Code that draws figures
★ ★ ★ ★ ★ ★ ★

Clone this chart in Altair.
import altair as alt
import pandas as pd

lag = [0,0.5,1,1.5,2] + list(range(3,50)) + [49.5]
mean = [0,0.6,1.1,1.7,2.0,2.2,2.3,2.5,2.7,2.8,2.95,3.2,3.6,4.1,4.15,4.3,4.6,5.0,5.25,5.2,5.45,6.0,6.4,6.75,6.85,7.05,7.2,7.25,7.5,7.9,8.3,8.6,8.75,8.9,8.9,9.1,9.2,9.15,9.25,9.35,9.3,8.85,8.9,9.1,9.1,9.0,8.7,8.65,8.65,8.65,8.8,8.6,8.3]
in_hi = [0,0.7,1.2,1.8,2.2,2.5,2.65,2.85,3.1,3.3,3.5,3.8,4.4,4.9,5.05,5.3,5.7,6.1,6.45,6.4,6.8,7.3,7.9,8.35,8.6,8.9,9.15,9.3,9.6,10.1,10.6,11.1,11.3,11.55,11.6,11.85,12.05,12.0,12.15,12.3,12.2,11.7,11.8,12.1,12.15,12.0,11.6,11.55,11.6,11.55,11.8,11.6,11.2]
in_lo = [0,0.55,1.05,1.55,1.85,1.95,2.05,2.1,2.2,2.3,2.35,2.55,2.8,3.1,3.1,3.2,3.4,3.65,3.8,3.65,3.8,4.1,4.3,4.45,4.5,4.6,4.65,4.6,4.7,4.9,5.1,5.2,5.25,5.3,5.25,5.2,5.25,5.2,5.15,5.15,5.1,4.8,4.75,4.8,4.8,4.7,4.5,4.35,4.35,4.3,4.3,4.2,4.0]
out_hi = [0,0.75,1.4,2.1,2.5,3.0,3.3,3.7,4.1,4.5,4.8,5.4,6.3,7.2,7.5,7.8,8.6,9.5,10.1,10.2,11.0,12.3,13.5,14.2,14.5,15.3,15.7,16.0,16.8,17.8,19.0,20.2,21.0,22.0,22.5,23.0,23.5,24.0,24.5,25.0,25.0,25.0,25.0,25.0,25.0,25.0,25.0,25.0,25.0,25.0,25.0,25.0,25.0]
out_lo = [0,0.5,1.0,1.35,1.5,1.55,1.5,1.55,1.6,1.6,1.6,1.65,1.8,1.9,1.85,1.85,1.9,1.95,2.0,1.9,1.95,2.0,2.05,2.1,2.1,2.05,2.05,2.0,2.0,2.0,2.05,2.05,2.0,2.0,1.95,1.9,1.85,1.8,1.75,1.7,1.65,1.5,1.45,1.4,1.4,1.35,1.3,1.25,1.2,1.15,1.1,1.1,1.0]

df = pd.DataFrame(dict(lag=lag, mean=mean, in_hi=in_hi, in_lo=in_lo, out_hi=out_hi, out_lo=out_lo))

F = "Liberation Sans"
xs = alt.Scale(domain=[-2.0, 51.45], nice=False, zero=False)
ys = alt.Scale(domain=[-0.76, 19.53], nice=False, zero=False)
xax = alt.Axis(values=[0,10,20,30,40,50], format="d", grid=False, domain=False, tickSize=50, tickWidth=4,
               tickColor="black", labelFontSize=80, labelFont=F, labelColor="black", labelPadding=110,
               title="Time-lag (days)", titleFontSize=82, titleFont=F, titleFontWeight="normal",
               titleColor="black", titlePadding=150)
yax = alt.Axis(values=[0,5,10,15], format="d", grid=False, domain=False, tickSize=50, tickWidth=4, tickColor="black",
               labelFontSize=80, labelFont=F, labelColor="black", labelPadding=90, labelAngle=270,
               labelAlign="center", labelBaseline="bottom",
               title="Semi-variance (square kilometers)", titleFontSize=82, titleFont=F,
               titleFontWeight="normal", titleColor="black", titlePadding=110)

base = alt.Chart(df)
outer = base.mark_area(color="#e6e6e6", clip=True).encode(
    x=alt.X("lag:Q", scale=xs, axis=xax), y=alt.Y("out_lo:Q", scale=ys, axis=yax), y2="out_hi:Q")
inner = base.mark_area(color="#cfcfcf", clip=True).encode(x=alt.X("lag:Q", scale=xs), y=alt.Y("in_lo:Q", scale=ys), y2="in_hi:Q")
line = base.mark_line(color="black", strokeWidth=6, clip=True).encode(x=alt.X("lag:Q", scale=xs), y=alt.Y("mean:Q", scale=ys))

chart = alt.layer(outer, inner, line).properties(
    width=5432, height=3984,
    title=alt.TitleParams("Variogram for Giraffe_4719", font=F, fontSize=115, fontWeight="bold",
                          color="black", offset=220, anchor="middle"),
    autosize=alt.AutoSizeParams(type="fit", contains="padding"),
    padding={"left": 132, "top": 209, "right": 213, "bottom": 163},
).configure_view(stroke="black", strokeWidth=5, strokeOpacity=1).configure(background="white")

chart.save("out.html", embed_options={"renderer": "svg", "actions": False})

★ ★ ★ ★ ★ ★ ★

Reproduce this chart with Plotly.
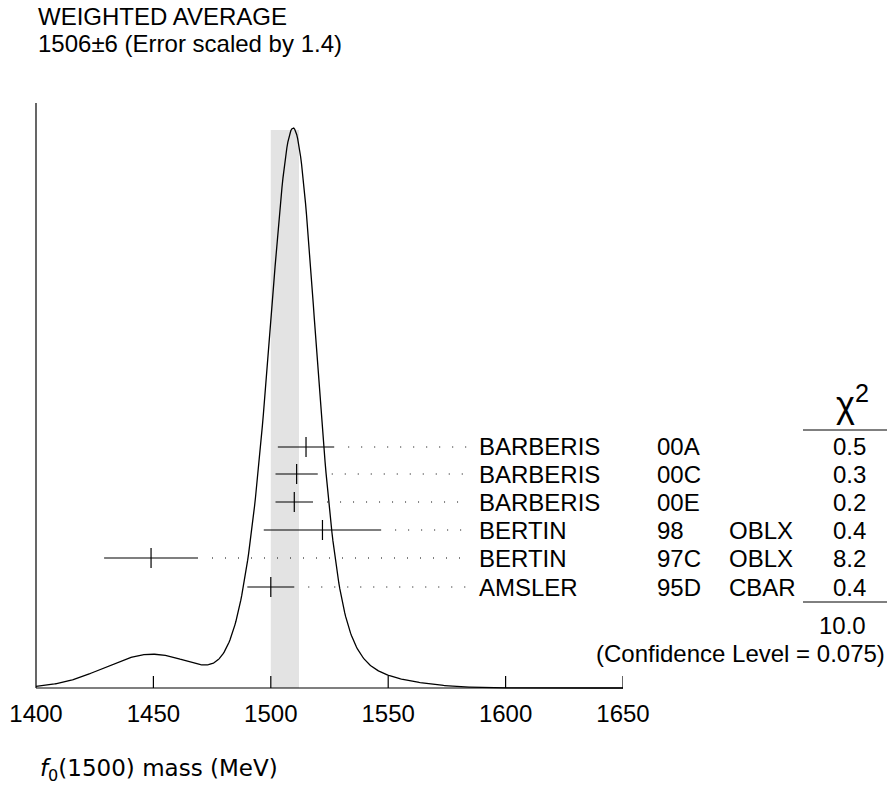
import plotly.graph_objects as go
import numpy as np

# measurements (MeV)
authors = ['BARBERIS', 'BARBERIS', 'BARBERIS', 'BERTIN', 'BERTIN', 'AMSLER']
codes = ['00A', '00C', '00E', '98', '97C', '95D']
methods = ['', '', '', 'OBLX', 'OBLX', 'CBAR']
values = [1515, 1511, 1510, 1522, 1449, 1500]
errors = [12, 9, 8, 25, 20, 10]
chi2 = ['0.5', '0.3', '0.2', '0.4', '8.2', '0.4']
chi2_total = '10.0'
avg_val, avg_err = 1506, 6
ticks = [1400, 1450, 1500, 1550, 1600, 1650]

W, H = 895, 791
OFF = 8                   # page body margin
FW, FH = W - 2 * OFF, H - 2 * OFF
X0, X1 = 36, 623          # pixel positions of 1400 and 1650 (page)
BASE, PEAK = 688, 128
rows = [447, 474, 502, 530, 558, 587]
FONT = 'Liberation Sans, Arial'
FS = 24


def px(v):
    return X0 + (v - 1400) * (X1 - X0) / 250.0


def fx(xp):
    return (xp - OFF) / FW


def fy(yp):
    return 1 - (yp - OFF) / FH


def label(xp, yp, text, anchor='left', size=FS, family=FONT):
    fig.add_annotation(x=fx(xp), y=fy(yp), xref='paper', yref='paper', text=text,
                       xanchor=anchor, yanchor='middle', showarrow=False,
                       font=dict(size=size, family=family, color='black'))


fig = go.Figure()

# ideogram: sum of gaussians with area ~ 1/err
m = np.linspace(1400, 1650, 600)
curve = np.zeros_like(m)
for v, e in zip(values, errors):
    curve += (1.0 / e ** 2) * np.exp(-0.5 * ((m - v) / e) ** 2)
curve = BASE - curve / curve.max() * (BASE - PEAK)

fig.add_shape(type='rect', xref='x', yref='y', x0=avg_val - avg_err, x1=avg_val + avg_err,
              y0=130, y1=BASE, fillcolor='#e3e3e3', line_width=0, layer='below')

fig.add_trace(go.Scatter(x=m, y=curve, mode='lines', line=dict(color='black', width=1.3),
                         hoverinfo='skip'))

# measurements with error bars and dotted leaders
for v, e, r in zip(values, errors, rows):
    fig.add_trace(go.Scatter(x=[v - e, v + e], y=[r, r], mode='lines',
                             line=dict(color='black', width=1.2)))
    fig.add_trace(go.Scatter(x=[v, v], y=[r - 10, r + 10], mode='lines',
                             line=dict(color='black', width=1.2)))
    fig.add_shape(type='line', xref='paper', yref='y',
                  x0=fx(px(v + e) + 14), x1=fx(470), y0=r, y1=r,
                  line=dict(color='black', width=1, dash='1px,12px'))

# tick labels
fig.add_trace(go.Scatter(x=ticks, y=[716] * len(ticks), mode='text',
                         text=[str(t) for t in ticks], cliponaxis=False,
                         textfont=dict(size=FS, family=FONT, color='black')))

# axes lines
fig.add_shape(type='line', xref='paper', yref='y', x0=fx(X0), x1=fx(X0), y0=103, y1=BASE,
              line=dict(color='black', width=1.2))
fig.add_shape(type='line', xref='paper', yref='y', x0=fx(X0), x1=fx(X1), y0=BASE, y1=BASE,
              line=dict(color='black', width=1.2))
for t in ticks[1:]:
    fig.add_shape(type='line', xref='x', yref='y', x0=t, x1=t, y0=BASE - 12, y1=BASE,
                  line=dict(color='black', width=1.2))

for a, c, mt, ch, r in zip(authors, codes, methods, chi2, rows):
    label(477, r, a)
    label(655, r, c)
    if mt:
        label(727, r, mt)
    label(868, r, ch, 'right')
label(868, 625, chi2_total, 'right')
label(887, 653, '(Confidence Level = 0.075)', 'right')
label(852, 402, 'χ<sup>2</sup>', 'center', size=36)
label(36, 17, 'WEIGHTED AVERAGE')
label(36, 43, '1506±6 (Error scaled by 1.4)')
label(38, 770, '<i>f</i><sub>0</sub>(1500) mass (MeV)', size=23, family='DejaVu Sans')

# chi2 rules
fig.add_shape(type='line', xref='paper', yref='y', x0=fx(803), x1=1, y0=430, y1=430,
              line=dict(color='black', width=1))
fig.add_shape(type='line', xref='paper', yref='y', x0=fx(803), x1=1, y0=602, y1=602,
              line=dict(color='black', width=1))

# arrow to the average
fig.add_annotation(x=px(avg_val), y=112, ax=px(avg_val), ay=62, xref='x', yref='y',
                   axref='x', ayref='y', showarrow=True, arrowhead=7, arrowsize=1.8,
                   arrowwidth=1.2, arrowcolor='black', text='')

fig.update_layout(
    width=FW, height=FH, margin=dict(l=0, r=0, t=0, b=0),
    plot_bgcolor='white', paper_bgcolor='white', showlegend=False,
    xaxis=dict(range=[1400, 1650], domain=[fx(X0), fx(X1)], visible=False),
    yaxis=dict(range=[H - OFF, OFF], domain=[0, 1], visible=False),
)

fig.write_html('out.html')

★ ★ ★ ★ ★ ★ ★

→ The problem
Looking above, find the stretch of lines that opens with the one holding "Reproduce this chart with Plotly." and closes with the one holding "return 1 - (yp - OFF) / FH". Copy it exactly, pictures excluded.

→ The answer
Reproduce this chart with Plotly.
import plotly.graph_objects as go
import numpy as np

# measurements (MeV)
authors = ['BARBERIS', 'BARBERIS', 'BARBERIS', 'BERTIN', 'BERTIN', 'AMSLER']
codes = ['00A', '00C', '00E', '98', '97C', '95D']
methods = ['', '', '', 'OBLX', 'OBLX', 'CBAR']
values = [1515, 1511, 1510, 1522, 1449, 1500]
errors = [12, 9, 8, 25, 20, 10]
chi2 = ['0.5', '0.3', '0.2', '0.4', '8.2', '0.4']
chi2_total = '10.0'
avg_val, avg_err = 1506, 6
ticks = [1400, 1450, 1500, 1550, 1600, 1650]

W, H = 895, 791
OFF = 8                   # page body margin
FW, FH = W - 2 * OFF, H - 2 * OFF
X0, X1 = 36, 623          # pixel positions of 1400 and 1650 (page)
BASE, PEAK = 688, 128
rows = [447, 474, 502, 530, 558, 587]
FONT = 'Liberation Sans, Arial'
FS = 24


def px(v):
    return X0 + (v - 1400) * (X1 - X0) / 250.0


def fx(xp):
    return (xp - OFF) / FW


def fy(yp):
    return 1 - (yp - OFF) / FH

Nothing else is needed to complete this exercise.